Katie Mitchell’s production of The Cherry Orchard embraces melancholy, alienation and erratic-neurotic characters, who behave and talk as if they had lost their way diverting attention from the pivotal notion of the play – the story of an end of an era and beginning of a new one.
The set reflects this mood: in a large room, grey tall walls blotted by patches of decay, damp, and a large black stain at the far corner touching the ceiling, like a poisonous spider, with a door on the one side and a corridor on the other, brood over the play’s four Acts.
The play’s basic story is deceptively simple. The aristocratic Lyubov Ranevskaya, deeply in debt, returns from Paris, leaving an abusive lover, to face her creditors. She and her brother are reluctant to sell the ancestral estate yet fail to consider an alternative solution to stave off the creditors. Eventually Alexander Lopakhin, who is the son of a former serf, buys the estate with its cherry orchard, to be cut down to allow the land to be developed.

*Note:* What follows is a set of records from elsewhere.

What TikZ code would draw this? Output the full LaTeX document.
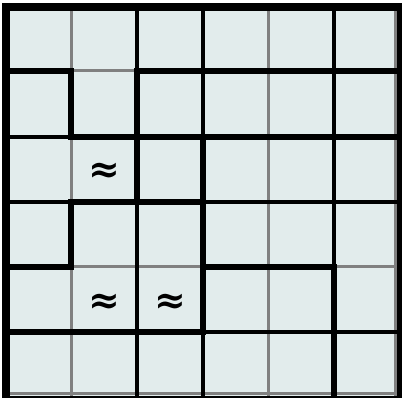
\documentclass[tikz,border=0pt]{standalone}
\usepackage{fontspec}
\newfontfamily\symfont{DejaVu Serif}
\definecolor{cellfill}{RGB}{226,236,236}
\definecolor{linegray}{RGB}{128,128,128}
\tikzset{
  thk/.style={line width=6.5pt,black,line cap=rect},
  thn/.style={line width=3.2pt,black},
  gry/.style={line width=3pt,linegray},
  sym/.style={inner sep=0pt,font=\symfont\bfseries\fontsize{38}{38}\selectfont}
}
\begin{document}
\begin{tikzpicture}[x=1pt,y=-1pt]
\useasboundingbox (0,0) rectangle (402,398);
\fill[white] (0,0) rectangle (402,398);
\fill[cellfill] (6,7) rectangle (401,398);
% column x: 6,71,137,203,268,334 ; row y: 7,71,137,202,267,332
% gray segments
\draw[gry] (71,7) -- (71,71);
\draw[gry] (71,137) -- (71,202);
\draw[gry] (71,267) -- (71,398);
\draw[gry] (268,7) -- (268,398);
\draw[gry] (71,71) -- (137,71);
\draw[gry] (71,267) -- (203,267);
\draw[gry] (334,267) -- (402,267);
\draw[gry] (395,7) -- (395,398);
\draw[gry] (6,393) -- (402,393);
% thin black segments
\draw[thn] (137,7) -- (137,71);
\draw[thn] (137,202) -- (137,398);
\draw[thn] (203,7) -- (203,137);
\draw[thn] (203,332) -- (203,398);
\draw[thn] (334,7) -- (334,267);
\draw[thn] (6,137) -- (71,137);
\draw[thn] (6,202) -- (71,202);
\draw[thn] (203,202) -- (402,202);
\draw[thn] (203,332) -- (402,332);
% thick black segments
\draw[thk] (6,71) -- (71,71);
\draw[thk] (137,71) -- (402,71);
\draw[thk] (71,71) -- (71,137);
\draw[thk] (137,71) -- (137,202);
\draw[thk] (71,137) -- (402,137);
\draw[thk] (71,202) -- (203,202);
\draw[thk] (71,202) -- (71,267);
\draw[thk] (203,137) -- (203,332);
\draw[thk] (6,267) -- (71,267);
\draw[thk] (203,267) -- (334,267);
\draw[thk] (334,267) -- (334,398);
\draw[thk] (6,332) -- (203,332);
% outer frame
\draw[line width=8.5pt,black] (2,7) -- (402,7);
\draw[line width=8.5pt,black] (6,3) -- (6,398);
\draw[line width=8pt,black] (401,3) -- (401,398);
\draw[line width=7pt,black] (2,399) -- (402,399);
% symbols
\node[sym] (s1) at (104,173) {≈};
\node[sym] (s2) at (104,304) {≈};
\node[sym] (s3) at (170,304) {≈};
\end{tikzpicture}
\end{document}
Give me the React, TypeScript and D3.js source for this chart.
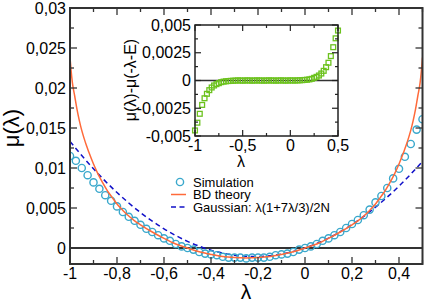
import * as d3 from "d3";

// simulation points (main panel)
const simLambda = [
  -1, -0.975, -0.95, -0.925, -0.9, -0.875, -0.85, -0.825, -0.8, -0.775,
  -0.75, -0.725, -0.7, -0.675, -0.65, -0.625, -0.6, -0.575, -0.55, -0.525,
  -0.5, -0.475, -0.45, -0.425, -0.4, -0.375, -0.35, -0.325, -0.3, -0.275,
  -0.25, -0.225, -0.2, -0.175, -0.15, -0.125, -0.1, -0.075, -0.05, -0.025,
  0, 0.025, 0.05, 0.075, 0.1, 0.125, 0.15, 0.175, 0.2, 0.225,
  0.25, 0.275, 0.3, 0.325, 0.35, 0.375, 0.4, 0.425, 0.45, 0.475, 0.5,
];
const simMu = [
  0.0115, 0.0109, 0.01, 0.0091, 0.0082, 0.0074, 0.0066, 0.0059, 0.0052, 0.0045,
  0.0039, 0.0034, 0.0029, 0.0024, 0.002, 0.0016, 0.0012, 0.0009, 0.0005, 0.0002,
  0.0, -0.0002, -0.0005, -0.0007, -0.0008, -0.0009, -0.0011, -0.0012, -0.0012, -0.0012,
  -0.0013, -0.0012, -0.0012, -0.0012, -0.0011, -0.0009, -0.0008, -0.0007, -0.0005, -0.0002,
  0.0, 0.0002, 0.0005, 0.0009, 0.0012, 0.0016, 0.002, 0.0025, 0.003, 0.0035,
  0.0041, 0.0048, 0.0057, 0.0065, 0.0075, 0.0087, 0.0099, 0.0114, 0.013, 0.0148, 0.0161,
];

// inset: mu(l) - mu(-l-E)
const diffMu = [
  -0.0045, -0.0038, -0.003, -0.0022, -0.0016, -0.0012, -0.00087, -0.00063, -0.00045, -0.00033,
  -0.00024, -0.00015, -0.0001, -0.00007, -0.00005, -0.00003, -0.00002, -0.00001, 0.00001, 0,
  -0.00001, 0, 0.00001, 0, -0.00001, 0, 0.00001, 0, 0, -0.00001,
  0, 0.00001, 0, 0, -0.00001, 0, 0.00001, 0, -0.00001, 0,
  0.00001, 0, 0, 0.00001, 0.00002, 0.00003, 0.00005, 0.00007, 0.0001, 0.00015,
  0.00024, 0.00033, 0.00045, 0.00063, 0.00087, 0.0012, 0.0016, 0.0022, 0.003, 0.0038, 0.0045,
];

// BD theory curve
const bdLambda = [
  -1, -0.995, -0.99, -0.98, -0.97, -0.96, -0.95, -0.94, -0.93, -0.92, -0.9, -0.88, -0.86,
  -0.84, -0.82, -0.8, -0.775, -0.75, -0.725, -0.7, -0.65, -0.6, -0.55, -0.5, -0.45, -0.4,
  -0.35, -0.3, -0.25, -0.2, -0.15, -0.1, -0.05, 0, 0.05, 0.1, 0.15, 0.2, 0.225, 0.25,
  0.275, 0.3, 0.32, 0.34, 0.36, 0.38, 0.4, 0.42, 0.43, 0.44, 0.45, 0.46, 0.47, 0.48,
  0.49, 0.495, 0.5,
];
const bdMu = [
  0.0238, 0.0221, 0.0207, 0.019, 0.0173, 0.0159, 0.0147, 0.0137, 0.0128, 0.012, 0.0105, 0.0092, 0.0081,
  0.0071, 0.0063, 0.0055, 0.0047, 0.004, 0.0034, 0.0029, 0.002, 0.0012, 0.0005, 0.0, -0.00047, -0.0008,
  -0.00107, -0.0012, -0.00125, -0.0012, -0.00107, -0.0008, -0.00047, 0.0, 0.0005, 0.0012, 0.002, 0.0029, 0.0034, 0.004,
  0.0047, 0.0055, 0.0063, 0.0071, 0.0081, 0.0092, 0.0105, 0.012, 0.0128, 0.0137, 0.0147, 0.0159, 0.0173, 0.019,
  0.0207, 0.0221, 0.0238,
];

// Gaussian approximation
const gaussLambda = [
  -1, -0.95, -0.9, -0.85, -0.8, -0.75, -0.7, -0.65, -0.6, -0.55, -0.5, -0.45, -0.4, -0.35, -0.3, -0.25,
  -0.2, -0.15, -0.1, -0.05, 0, 0.05, 0.1, 0.15, 0.2, 0.25, 0.3, 0.35, 0.4, 0.45, 0.5,
];
const gaussMu = [
  0.01333, 0.01156, 0.0099, 0.00836, 0.00693, 0.00563, 0.00443, 0.00336, 0.0024, 0.00156, 0.00083, 0.00023,
  -0.00027, -0.00064, -0.0009, -0.00104, -0.00107, -0.00098, -0.00077, -0.00044, 0, 0.00056, 0.00123,
  0.00203, 0.00293, 0.00396, 0.0051, 0.00636, 0.00773, 0.00923, 0.01083,
];

const xTicks = [-1, -0.8, -0.6, -0.4, -0.2, 0, 0.2, 0.4];
const xTickLabels = ["-1", "-0,8", "-0,6", "-0,4", "-0,2", "0", "0,2", "0,4"];
const xMinor = [-0.9, -0.7, -0.5, -0.3, -0.1, 0.1, 0.3, 0.5];
const yTicks = [0, 0.005, 0.01, 0.015, 0.02, 0.025, 0.03];
const yTickLabels = ["0", "0,005", "0,01", "0,015", "0,02", "0,025", "0,03"];
const yMinor = [0.0025, 0.0075, 0.0125, 0.0175, 0.0225, 0.0275];

const inXTicks = [-1, -0.5, 0, 0.5];
const inXTickLabels = ["-1", "-0,5", "0", "0,5"];
const inXMinor = [-0.75, -0.25, 0.25];
const inYTicks = [-0.005, -0.0025, 0, 0.0025, 0.005];
const inYTickLabels = ["-0,005", "-0,0025", "0", "0,0025", "0,005"];
const inYMinor = [-0.00375, -0.00125, 0.00125, 0.00375];

const FONT = "'Liberation Sans', Arial, Helvetica, sans-serif";
const FRAME = "#333";

export default function App() {
  const x = d3.scaleLinear().domain([-1, 0.5]).range([70, 422.5]);
  const y = d3.scaleLinear().domain([-0.002, 0.03]).range([264, 8]);
  const ix = d3.scaleLinear().domain([-1, 0.5]).range([195, 338]);
  const iy = d3.scaleLinear().domain([-0.005, 0.005]).range([136, 25]);

  const [x0, x1] = x.range();
  const [y0, y1] = y.range();
  const [ix0, ix1] = ix.range();
  const [iy0, iy1] = iy.range();

  const bdLine = d3
    .line<number>()
    .x((_, i) => x(bdLambda[i]))
    .y(d => y(d))
    .curve(d3.curveMonotoneX)(bdMu);
  const gaussLine = d3
    .line<number>()
    .x((_, i) => x(gaussLambda[i]))
    .y(d => y(d))
    .curve(d3.curveMonotoneX)(gaussMu);

  const MAJ = 7;
  const MIN = 4;
  const IMAJ = 6;
  const IMIN = 3;

  return (
    <svg width={425} height={304} style={{ position: "absolute", left: 0, top: 0, background: "#fff" }} fontFamily={FONT}>
      <defs>
        <clipPath id="plot">
          <rect x={x0} y={y1} width={x1 - x0} height={y0 - y1} />
        </clipPath>
      </defs>

      {/* zero line */}
      <line x1={x0} x2={x1} y1={y(0)} y2={y(0)} stroke={FRAME} strokeWidth={2} />

      <g clipPath="url(#plot)">
        <path d={gaussLine ?? ""} fill="none" stroke="#1010c8" strokeWidth={1.5} strokeDasharray="5,3.5" />
        {simLambda.map((l, i) => (
          <circle key={i} cx={x(l)} cy={y(simMu[i])} r={3.6} fill="none" stroke="#3aa8cc" strokeWidth={1.4} />
        ))}
        <path d={bdLine ?? ""} fill="none" stroke="#ff6a3a" strokeWidth={1.5} />
      </g>

      {/* main ticks */}
      {xTicks.map(t => (
        <g key={"xt" + t}>
          <line x1={x(t)} x2={x(t)} y1={y0} y2={y0 - MAJ} stroke={FRAME} strokeWidth={1.3} />
          <line x1={x(t)} x2={x(t)} y1={y1} y2={y1 + MAJ} stroke={FRAME} strokeWidth={1.3} />
        </g>
      ))}
      {xMinor.map(t => (
        <g key={"xm" + t}>
          <line x1={x(t)} x2={x(t)} y1={y0} y2={y0 - MIN} stroke={FRAME} strokeWidth={1.3} />
          <line x1={x(t)} x2={x(t)} y1={y1} y2={y1 + MIN} stroke={FRAME} strokeWidth={1.3} />
        </g>
      ))}
      {yTicks.map(t => (
        <g key={"yt" + t}>
          <line x1={x0} x2={x0 + MAJ} y1={y(t)} y2={y(t)} stroke={FRAME} strokeWidth={1.3} />
          <line x1={x1} x2={x1 - MAJ} y1={y(t)} y2={y(t)} stroke={FRAME} strokeWidth={1.3} />
        </g>
      ))}
      {yMinor.map(t => (
        <g key={"ym" + t}>
          <line x1={x0} x2={x0 + MIN} y1={y(t)} y2={y(t)} stroke={FRAME} strokeWidth={1.3} />
          <line x1={x1} x2={x1 - MIN} y1={y(t)} y2={y(t)} stroke={FRAME} strokeWidth={1.3} />
        </g>
      ))}
      <rect x={x0} y={y1} width={x1 - x0} height={y0 - y1} fill="none" stroke={FRAME} strokeWidth={2} />

      {xTicks.map((t, i) => (
        <text key={"xl" + t} x={x(t)} y={279} fontSize={16} textAnchor="middle" fill="#000">
          {xTickLabels[i]}
        </text>
      ))}
      {yTicks.map((t, i) => (
        <text key={"yl" + t} x={66} y={y(t) + 5.5} fontSize={16} textAnchor="end" fill="#000">
          {yTickLabels[i]}
        </text>
      ))}
      <text x={246} y={299} fontSize={21} textAnchor="middle" fill="#000">λ</text>
      <text transform="translate(19,128) rotate(-90)" fontSize={22} textAnchor="middle" fill="#000">μ(λ)</text>

      {/* legend */}
      <circle cx={180} cy={182} r={3.6} fill="none" stroke="#3aa8cc" strokeWidth={1.4} />
      <text x={193} y={186.5} fontSize={13} fill="#000">Simulation</text>
      <line x1={171} x2={186} y1={194.5} y2={194.5} stroke="#ff6a3a" strokeWidth={1.5} />
      <text x={193} y={199} fontSize={13} fill="#000">BD theory</text>
      <line x1={171} x2={186} y1={207} y2={207} stroke="#1010c8" strokeWidth={1.5} strokeDasharray="5,3.5" />
      <text x={193} y={211.5} fontSize={13} fill="#000">Gaussian: λ(1+7λ/3)/2N</text>

      {/* inset */}
      <rect x={ix0} y={iy1} width={ix1 - ix0} height={iy0 - iy1} fill="#fff" />
      <line x1={ix0} x2={ix1} y1={iy(0)} y2={iy(0)} stroke={FRAME} strokeWidth={1.6} />
      {simLambda.map((l, i) => (
        <rect key={"sq" + i} x={ix(l) - 2.4} y={iy(diffMu[i]) - 2.4} width={4.8} height={4.8} fill="none" stroke="#6cc21e" strokeWidth={1.3} />
      ))}
      {inXTicks.map(t => (
        <g key={"ixt" + t}>
          <line x1={ix(t)} x2={ix(t)} y1={iy0} y2={iy0 - IMAJ} stroke="#222" strokeWidth={1.2} />
          <line x1={ix(t)} x2={ix(t)} y1={iy1} y2={iy1 + IMAJ} stroke="#222" strokeWidth={1.2} />
        </g>
      ))}
      {inXMinor.map(t => (
        <g key={"ixm" + t}>
          <line x1={ix(t)} x2={ix(t)} y1={iy0} y2={iy0 - IMIN} stroke="#222" strokeWidth={1.2} />
          <line x1={ix(t)} x2={ix(t)} y1={iy1} y2={iy1 + IMIN} stroke="#222" strokeWidth={1.2} />
        </g>
      ))}
      {inYTicks.map(t => (
        <g key={"iyt" + t}>
          <line x1={ix0} x2={ix0 + IMAJ} y1={iy(t)} y2={iy(t)} stroke="#222" strokeWidth={1.2} />
          <line x1={ix1} x2={ix1 - IMAJ} y1={iy(t)} y2={iy(t)} stroke="#222" strokeWidth={1.2} />
        </g>
      ))}
      {inYMinor.map(t => (
        <g key={"iym" + t}>
          <line x1={ix0} x2={ix0 + IMIN} y1={iy(t)} y2={iy(t)} stroke="#222" strokeWidth={1.2} />
          <line x1={ix1} x2={ix1 - IMIN} y1={iy(t)} y2={iy(t)} stroke="#222" strokeWidth={1.2} />
        </g>
      ))}
      <rect x={ix0} y={iy1} width={ix1 - ix0} height={iy0 - iy1} fill="none" stroke="#222" strokeWidth={1.5} />
      {inXTicks.map((t, i) => (
        <text key={"ixl" + t} x={ix(t)} y={151} fontSize={16} textAnchor="middle" fill="#000">
          {inXTickLabels[i]}
        </text>
      ))}
      {inYTicks.map((t, i) => (
        <text key={"iyl" + t} x={191} y={iy(t) + 5.5} fontSize={16} textAnchor="end" fill="#000">
          {inYTickLabels[i]}
        </text>
      ))}
      <text x={241} y={167} fontSize={16} textAnchor="middle" fill="#000">λ</text>
      <text transform="translate(136,80) rotate(-90)" fontSize={16} textAnchor="middle" fill="#000">μ(λ)-μ(-λ-E)</text>
    </svg>
  );
}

Mitchell denudes the play of any romantic frills or sentimentalities. Ranevskaya and her daughter Anaya (Catrin Stewart) enter the mottled grey room with nostalgic cries, which fall flat, as there is nothing on stage to evoke the estate’s glorious past, particularly as we are informed that the room is ‘just as if I had never been away’. This may be a point Mitchell tries to highlight in her endeavour to balance naturalism with symbolism, namely, that there is nothing glorious about the past: it was and is all drab.
Kate Duchêne’s Lyubov Ranevskaya captures some of the character’s mixture of feckless frivolity and sudden moments of piercing guilt and grief as she thinks of her drowned son and her parasitic lover. Yet, the frivolity is too exaggerated, projecting a crude middle-aged woman, with little grace and gestures, a caricature at best of Chekov’s character.

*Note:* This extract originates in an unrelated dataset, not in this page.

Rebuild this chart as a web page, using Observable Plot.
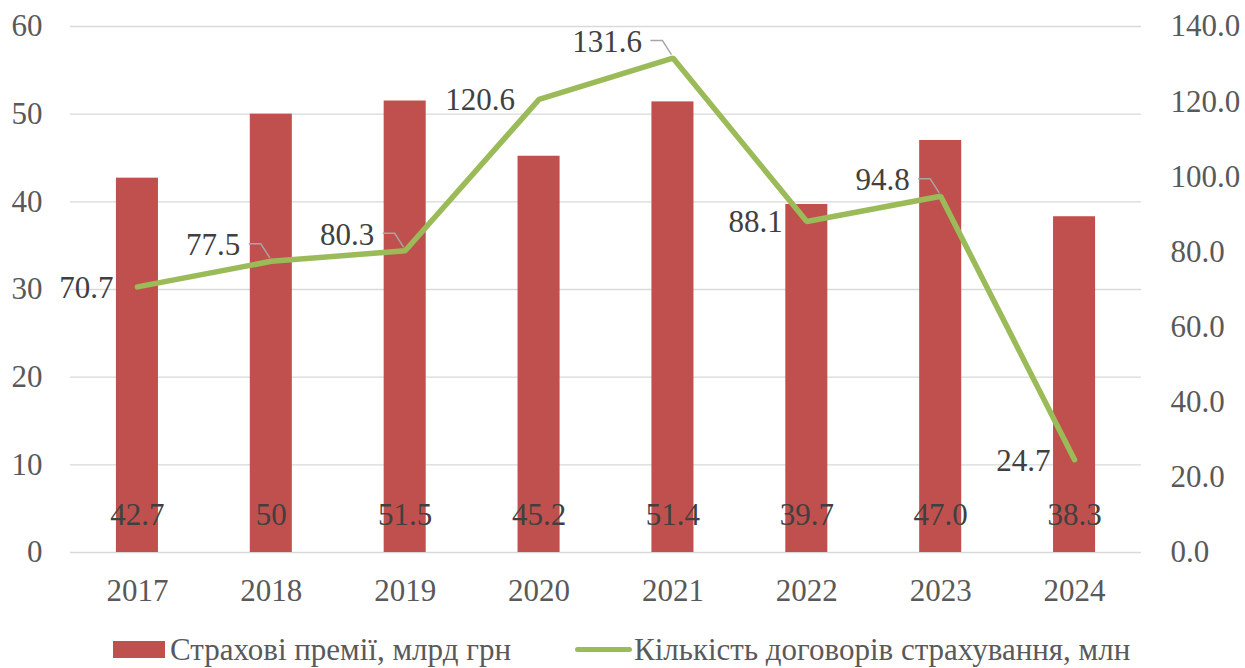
<!DOCTYPE html>
<html>
<head>
<meta charset="utf-8">
<script src="https://cdn.jsdelivr.net/npm/d3@7"></script>
<script src="https://cdn.jsdelivr.net/npm/@observablehq/plot@0.6"></script>
</head>
<body style="margin:0;padding:0;background:#fff;font-family:'Liberation Serif',serif;">
<div id="wrap" style="position:relative;width:1245px;height:668px;font-family:'Liberation Serif',serif;">
  <div id="chart"></div>
  <div id="legend" style="position:absolute;left:0;top:620px;width:1245px;height:48px;">
    <div style="position:absolute;left:113px;top:21px;width:52px;height:17px;background:#C0504D;"></div>
    <div style="position:absolute;left:170px;top:14px;font-family:'Liberation Serif',serif;font-size:31px;color:#595959;line-height:1;white-space:nowrap;">Страхові премії, млрд грн</div>
    <div style="position:absolute;left:575px;top:27px;width:57px;height:5px;border-radius:3px;background:#9BBB59;"></div>
    <div style="position:absolute;left:634px;top:14px;font-family:'Liberation Serif',serif;font-size:31px;color:#595959;line-height:1;white-space:nowrap;">Кількість договорів страхування, млн</div>
  </div>
</div>
<script>
const years = ["2017", "2018", "2019", "2020", "2021", "2022", "2023", "2024"];
const premiums = [42.7, 50, 51.5, 45.2, 51.4, 39.7, 47.0, 38.3];
const premiumLabels = ["42.7", "50", "51.5", "45.2", "51.4", "39.7", "47.0", "38.3"];
const contracts = [70.7, 77.5, 80.3, 120.6, 131.6, 88.1, 94.8, 24.7];
const leftTicks = [0, 10, 20, 30, 40, 50, 60];
const rightTicks = [0, 20, 40, 60, 80, 100, 120, 140];

// label layout: which line labels are lifted with a leader line
const leaderYears = ["2018", "2019", "2021", "2023"];

const k = 60 / 140; // right axis (0–140) mapped onto left axis (0–60)
const rows = years.map((year, i) => ({
  year,
  premium: premiums[i],
  label: premiumLabels[i],
  contracts: contracts[i],
  cy: contracts[i] * k
}));
const leaderRows = rows.filter(d => leaderYears.includes(d.year));
const plainRows = rows.filter(d => !leaderYears.includes(d.year));

function leaders(index, scales) {
  const g = d3.create("svg:g");
  const bw = scales.x.bandwidth ? scales.x.bandwidth() : 0;
  for (const d of leaderRows) {
    const px = scales.x(d.year) + bw / 2;
    const py = scales.y(d.cy);
    g.append("path")
      .attr("d", `M${px - 22},${py - 17}L${px - 10},${py - 17}L${px - 1},${py - 3}`)
      .attr("fill", "none")
      .attr("stroke", "#a6a6a6")
      .attr("stroke-width", 1.4);
  }
  return g.node();
}

const chart = Plot.plot({
  width: 1245,
  height: 620,
  marginLeft: 70,
  marginRight: 104,
  marginTop: 26,
  marginBottom: 68,
  style: "font-family:'Liberation Serif',serif;font-size:31px;background:white;",
  x: { domain: years, paddingInner: 0.686, paddingOuter: 0.343, round: false },
  y: { domain: [0, 60] },
  marks: [
    Plot.gridY(leftTicks, { stroke: "#d9d9d9", strokeOpacity: 1, strokeWidth: 1.4 }),
    Plot.barY(rows, { x: "year", y: "premium", fill: "#C0504D" }),
    Plot.text(rows, { x: "year", frameAnchor: "bottom", dy: -28, text: "label", fill: "#404040" }),
    Plot.line(rows, { x: "year", y: "cy", stroke: "#9BBB59", strokeWidth: 5.5, strokeLinejoin: "miter", strokeLinecap: "round" }),
    leaders,
    Plot.text(leaderRows, { x: "year", y: "cy", text: d => d.contracts.toFixed(1), textAnchor: "end", dx: -31, dy: -16, fill: "#404040" }),
    Plot.text(plainRows, { x: "year", y: "cy", text: d => d.contracts.toFixed(1), textAnchor: "end", dx: -24, dy: 1, fill: "#404040" }),
    Plot.axisX({ tickSize: 0, tickPadding: 26, label: null, fill: "#595959" }),
    Plot.axisY(leftTicks, { anchor: "left", tickSize: 0, tickPadding: 28, label: null, fill: "#595959", tickFormat: d => String(d) }),
    Plot.axisY(rightTicks.map(v => v * k), { anchor: "right", tickSize: 0, tickPadding: 29, label: null, fill: "#595959", tickFormat: d => (d / k).toFixed(1) })
  ]
});
chart.setAttribute("font-family", "Liberation Serif");
chart.querySelectorAll("text").forEach(t => t.setAttribute("font-family", "Liberation Serif"));
document.getElementById("chart").appendChild(chart);
</script>
</body>
</html>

Angus Wright as Leonid Gaev, Ranevskaya’s brother, lightens the production with Chekhovian humour manifested in the character’s desperate kindness and helplessness.
There is nothing of a peasant in Dominic Rowan’s Lopakhin. Dressed in a suit, softly spoken, his presence inspires more respect than Ranevskaya’s. There is something vulgar in her demeanour and it is hard to see how the 36 years old Trofimov could fall in love with her.
Hugh Skinner’s Yepikhodov, the clerk, delicately and effortlessly conveys the comic trait of his character. Sarah Malin’s Charlotte is sharp and funny. She successfully exposes her past through her present, though I am not sure of the need for her to walk naked with a gun on her shoulder, across the stage. Tom Mothersdale’s Yasha is a brilliant brute and opportunist. The performances that fire the emotions are those by Carin Stewart, Natalie Klamar’s Varya, and Gawn Grainger’s Firs.
We are informed that this production is based on Simon Stephens’s English language version. Stephen does not claim to read Russian, but used existing translations to modify and update the language. It works. The dialogues flow seamlessly and there was no sense that the play was marooned in the long gone past.
Stanislavsky, who was the first to direct the play in January 1904, said ‘Chekhov is inexhaustible’. This production exposes the complexities a director confronts when attempting to direct it, though one leaves the show feeling that the play’s soul has been rather impounded.